● Stated goal: Leave out the pictures and restate the rest of the data exactly.

## BEGIN Given material

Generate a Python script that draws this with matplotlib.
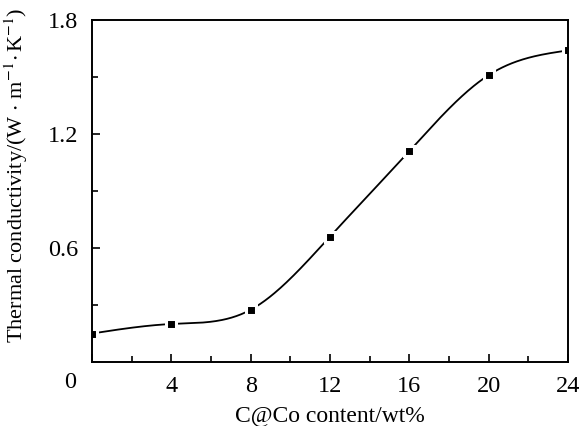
import numpy as np
import matplotlib
matplotlib.use('Agg')
import matplotlib.pyplot as plt
from matplotlib.ticker import MultipleLocator

plt.rcParams['font.family'] = ['Liberation Serif', 'DejaVu Serif']
plt.rcParams['mathtext.fontset'] = 'stix'

content = [0, 4, 8, 12, 16, 20, 24]
conductivity = [0.15, 0.20, 0.275, 0.66, 1.11, 1.51, 1.64]
x_ticks = [0, 4, 8, 12, 16, 20, 24]
y_ticks = [0, 0.6, 1.2, 1.8]


def natural_spline(x, y, xs):
    # plain natural cubic spline, just for drawing the smooth line
    x = np.asarray(x, float)
    y = np.asarray(y, float)
    n = len(x)
    h = np.diff(x)
    A = np.zeros((n, n))
    b = np.zeros(n)
    A[0, 0] = A[-1, -1] = 1
    for i in range(1, n - 1):
        A[i, i - 1] = h[i - 1]
        A[i, i] = 2 * (h[i - 1] + h[i])
        A[i, i + 1] = h[i]
        b[i] = 6 * ((y[i + 1] - y[i]) / h[i] - (y[i] - y[i - 1]) / h[i - 1])
    m = np.linalg.solve(A, b)
    idx = np.clip(np.searchsorted(x, xs) - 1, 0, n - 2)
    t = xs - x[idx]
    hi = h[idx]
    a = (x[idx + 1] - xs) / hi
    c = t / hi
    return (a * y[idx] + c * y[idx + 1]
            + ((a ** 3 - a) * m[idx] + (c ** 3 - c) * m[idx + 1]) * hi ** 2 / 6)


fig = plt.figure(figsize=(5.85, 4.26), dpi=100)
ax = fig.add_axes([92 / 585, 64 / 426, 476 / 585, 342 / 426])

xs = np.linspace(content[0], content[-1], 400)
ax.plot(xs, natural_spline(content, conductivity, xs), color='black', lw=1.3)
ax.plot(content, conductivity, 's', color='black', ms=6.5,
        mec='white', mew=2.2)

ax.set_xlim(0, 24)
ax.set_ylim(0, 1.8)
ax.set_xticks(x_ticks)
ax.set_yticks(y_ticks)
ax.set_xticklabels([''] + [str(v) for v in x_ticks[1:]])
ax.set_yticklabels([''] + ['%.1f' % v for v in y_ticks[1:]])
ax.xaxis.set_minor_locator(MultipleLocator(2))
ax.yaxis.set_minor_locator(MultipleLocator(0.3))
ax.tick_params(which='both', direction='in', top=False, right=False,
               labelsize=17.5, width=1.2)
ax.tick_params(which='major', length=6, pad=10)
ax.tick_params(which='minor', length=4)
for s in ax.spines.values():
    s.set_linewidth(1.4)

ax.text(-1.1, -0.055, '0', transform=ax.transData, fontsize=17.5,
        ha='center', va='top')

ax.set_xlabel('C@Co content/wt%', fontsize=17, labelpad=6)
ax.set_ylabel(r'Thermal conductivity/(W$\,\cdot\,$m$^{-1}$$\cdot\,$K$^{-1}$)',
              fontsize=16)
ax.yaxis.set_label_coords(-0.13, 0.545)

plt.savefig('out.png', dpi=100)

## END Given material

● Task output:
Generate a Python script that draws this with matplotlib.
import numpy as np
import matplotlib
matplotlib.use('Agg')
import matplotlib.pyplot as plt
from matplotlib.ticker import MultipleLocator

plt.rcParams['font.family'] = ['Liberation Serif', 'DejaVu Serif']
plt.rcParams['mathtext.fontset'] = 'stix'

content = [0, 4, 8, 12, 16, 20, 24]
conductivity = [0.15, 0.20, 0.275, 0.66, 1.11, 1.51, 1.64]
x_ticks = [0, 4, 8, 12, 16, 20, 24]
y_ticks = [0, 0.6, 1.2, 1.8]


def natural_spline(x, y, xs):
    # plain natural cubic spline, just for drawing the smooth line
    x = np.asarray(x, float)
    y = np.asarray(y, float)
    n = len(x)
    h = np.diff(x)
    A = np.zeros((n, n))
    b = np.zeros(n)
    A[0, 0] = A[-1, -1] = 1
    for i in range(1, n - 1):
        A[i, i - 1] = h[i - 1]
        A[i, i] = 2 * (h[i - 1] + h[i])
        A[i, i + 1] = h[i]
        b[i] = 6 * ((y[i + 1] - y[i]) / h[i] - (y[i] - y[i - 1]) / h[i - 1])
    m = np.linalg.solve(A, b)
    idx = np.clip(np.searchsorted(x, xs) - 1, 0, n - 2)
    t = xs - x[idx]
    hi = h[idx]
    a = (x[idx + 1] - xs) / hi
    c = t / hi
    return (a * y[idx] + c * y[idx + 1]
            + ((a ** 3 - a) * m[idx] + (c ** 3 - c) * m[idx + 1]) * hi ** 2 / 6)


fig = plt.figure(figsize=(5.85, 4.26), dpi=100)
ax = fig.add_axes([92 / 585, 64 / 426, 476 / 585, 342 / 426])

xs = np.linspace(content[0], content[-1], 400)
ax.plot(xs, natural_spline(content, conductivity, xs), color='black', lw=1.3)
ax.plot(content, conductivity, 's', color='black', ms=6.5,
        mec='white', mew=2.2)

ax.set_xlim(0, 24)
ax.set_ylim(0, 1.8)
ax.set_xticks(x_ticks)
ax.set_yticks(y_ticks)
ax.set_xticklabels([''] + [str(v) for v in x_ticks[1:]])
ax.set_yticklabels([''] + ['%.1f' % v for v in y_ticks[1:]])
ax.xaxis.set_minor_locator(MultipleLocator(2))
ax.yaxis.set_minor_locator(MultipleLocator(0.3))
ax.tick_params(which='both', direction='in', top=False, right=False,
               labelsize=17.5, width=1.2)
ax.tick_params(which='major', length=6, pad=10)
ax.tick_params(which='minor', length=4)
for s in ax.spines.values():
    s.set_linewidth(1.4)

ax.text(-1.1, -0.055, '0', transform=ax.transData, fontsize=17.5,
        ha='center', va='top')

ax.set_xlabel('C@Co content/wt%', fontsize=17, labelpad=6)
ax.set_ylabel(r'Thermal conductivity/(W$\,\cdot\,$m$^{-1}$$\cdot\,$K$^{-1}$)',
              fontsize=16)
ax.yaxis.set_label_coords(-0.13, 0.545)

plt.savefig('out.png', dpi=100)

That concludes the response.